## TASK STATEMENT
Starting at the top of the entries below, write out each line up to and including the one containing "ax.annotate(t, (a, b), textcoords='offset". Leave the pictures out.

## DATASET ROWS
● ● ● ●

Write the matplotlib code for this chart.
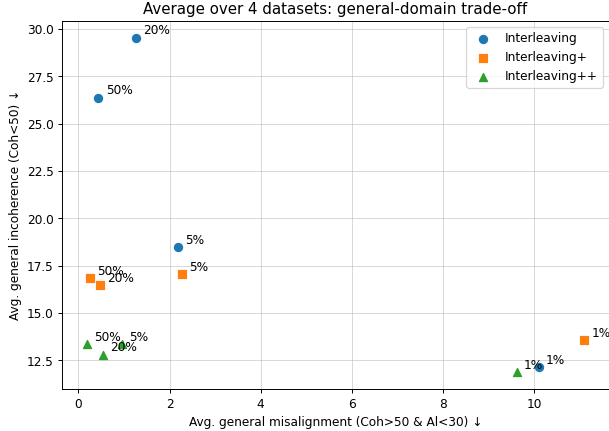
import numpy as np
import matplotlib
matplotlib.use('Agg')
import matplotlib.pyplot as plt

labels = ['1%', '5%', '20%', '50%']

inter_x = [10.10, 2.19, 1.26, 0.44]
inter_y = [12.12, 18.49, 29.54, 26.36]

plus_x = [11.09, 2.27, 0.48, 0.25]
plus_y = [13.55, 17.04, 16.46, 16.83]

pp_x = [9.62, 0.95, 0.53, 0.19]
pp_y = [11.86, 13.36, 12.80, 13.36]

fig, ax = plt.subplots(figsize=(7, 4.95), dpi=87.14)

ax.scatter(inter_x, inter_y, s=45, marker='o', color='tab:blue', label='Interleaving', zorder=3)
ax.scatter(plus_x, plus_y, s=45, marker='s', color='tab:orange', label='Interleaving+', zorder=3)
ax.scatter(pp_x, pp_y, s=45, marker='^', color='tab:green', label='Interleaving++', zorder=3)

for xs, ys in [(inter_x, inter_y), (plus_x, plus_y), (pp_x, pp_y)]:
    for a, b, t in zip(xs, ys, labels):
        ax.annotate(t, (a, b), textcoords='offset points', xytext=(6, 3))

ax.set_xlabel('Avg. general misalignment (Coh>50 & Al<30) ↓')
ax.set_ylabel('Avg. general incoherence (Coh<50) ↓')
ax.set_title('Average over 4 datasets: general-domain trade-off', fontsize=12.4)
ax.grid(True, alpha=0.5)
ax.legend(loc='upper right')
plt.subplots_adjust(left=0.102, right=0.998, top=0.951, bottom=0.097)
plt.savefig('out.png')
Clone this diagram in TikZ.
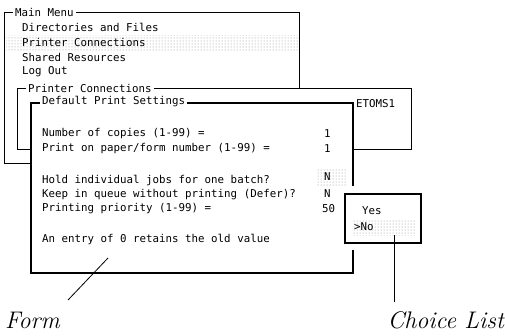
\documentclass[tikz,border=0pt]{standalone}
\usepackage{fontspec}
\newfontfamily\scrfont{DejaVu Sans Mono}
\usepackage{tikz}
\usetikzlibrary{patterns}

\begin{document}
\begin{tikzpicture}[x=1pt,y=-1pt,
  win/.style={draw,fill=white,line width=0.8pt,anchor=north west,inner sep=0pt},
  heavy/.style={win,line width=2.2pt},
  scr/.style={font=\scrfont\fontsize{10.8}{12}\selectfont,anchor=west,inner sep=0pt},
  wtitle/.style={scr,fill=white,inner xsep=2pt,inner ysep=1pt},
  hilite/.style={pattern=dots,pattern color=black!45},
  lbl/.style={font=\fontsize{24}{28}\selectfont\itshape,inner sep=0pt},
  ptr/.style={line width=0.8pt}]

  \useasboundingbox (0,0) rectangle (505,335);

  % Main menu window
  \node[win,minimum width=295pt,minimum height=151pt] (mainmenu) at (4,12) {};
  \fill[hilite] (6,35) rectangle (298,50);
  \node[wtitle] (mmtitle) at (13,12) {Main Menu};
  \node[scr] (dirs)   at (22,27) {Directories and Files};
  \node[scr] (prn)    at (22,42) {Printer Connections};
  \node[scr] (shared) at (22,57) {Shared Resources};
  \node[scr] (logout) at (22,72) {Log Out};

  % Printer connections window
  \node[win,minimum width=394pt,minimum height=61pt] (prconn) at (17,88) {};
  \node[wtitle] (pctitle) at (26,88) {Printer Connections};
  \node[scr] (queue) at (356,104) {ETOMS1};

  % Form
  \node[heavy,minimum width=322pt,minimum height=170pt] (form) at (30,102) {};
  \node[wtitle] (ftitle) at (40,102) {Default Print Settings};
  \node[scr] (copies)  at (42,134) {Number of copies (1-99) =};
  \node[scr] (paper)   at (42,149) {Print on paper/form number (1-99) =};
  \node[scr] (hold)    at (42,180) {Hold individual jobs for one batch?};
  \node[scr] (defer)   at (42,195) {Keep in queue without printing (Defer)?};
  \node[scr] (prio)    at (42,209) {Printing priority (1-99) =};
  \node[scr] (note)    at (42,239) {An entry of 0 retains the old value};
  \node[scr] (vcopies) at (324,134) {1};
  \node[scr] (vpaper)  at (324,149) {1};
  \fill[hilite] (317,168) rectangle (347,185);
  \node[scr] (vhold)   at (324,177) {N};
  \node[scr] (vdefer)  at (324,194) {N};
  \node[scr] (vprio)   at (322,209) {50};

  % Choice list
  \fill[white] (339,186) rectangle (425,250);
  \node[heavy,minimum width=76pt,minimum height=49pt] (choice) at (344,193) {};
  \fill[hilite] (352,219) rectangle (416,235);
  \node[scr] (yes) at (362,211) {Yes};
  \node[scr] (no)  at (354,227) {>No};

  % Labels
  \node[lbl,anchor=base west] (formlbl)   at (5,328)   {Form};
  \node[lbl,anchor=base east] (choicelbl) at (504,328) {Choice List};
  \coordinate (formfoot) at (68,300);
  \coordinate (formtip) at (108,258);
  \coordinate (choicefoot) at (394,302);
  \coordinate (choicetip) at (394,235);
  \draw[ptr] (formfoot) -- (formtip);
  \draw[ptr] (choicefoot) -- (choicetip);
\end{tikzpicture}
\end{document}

● ● ● ●

## WRITTEN ANSWER
Write the matplotlib code for this chart.
import numpy as np
import matplotlib
matplotlib.use('Agg')
import matplotlib.pyplot as plt

labels = ['1%', '5%', '20%', '50%']

inter_x = [10.10, 2.19, 1.26, 0.44]
inter_y = [12.12, 18.49, 29.54, 26.36]

plus_x = [11.09, 2.27, 0.48, 0.25]
plus_y = [13.55, 17.04, 16.46, 16.83]

pp_x = [9.62, 0.95, 0.53, 0.19]
pp_y = [11.86, 13.36, 12.80, 13.36]

fig, ax = plt.subplots(figsize=(7, 4.95), dpi=87.14)

ax.scatter(inter_x, inter_y, s=45, marker='o', color='tab:blue', label='Interleaving', zorder=3)
ax.scatter(plus_x, plus_y, s=45, marker='s', color='tab:orange', label='Interleaving+', zorder=3)
ax.scatter(pp_x, pp_y, s=45, marker='^', color='tab:green', label='Interleaving++', zorder=3)

for xs, ys in [(inter_x, inter_y), (plus_x, plus_y), (pp_x, pp_y)]:
    for a, b, t in zip(xs, ys, labels):
        ax.annotate(t, (a, b), textcoords='offset points', xytext=(6, 3))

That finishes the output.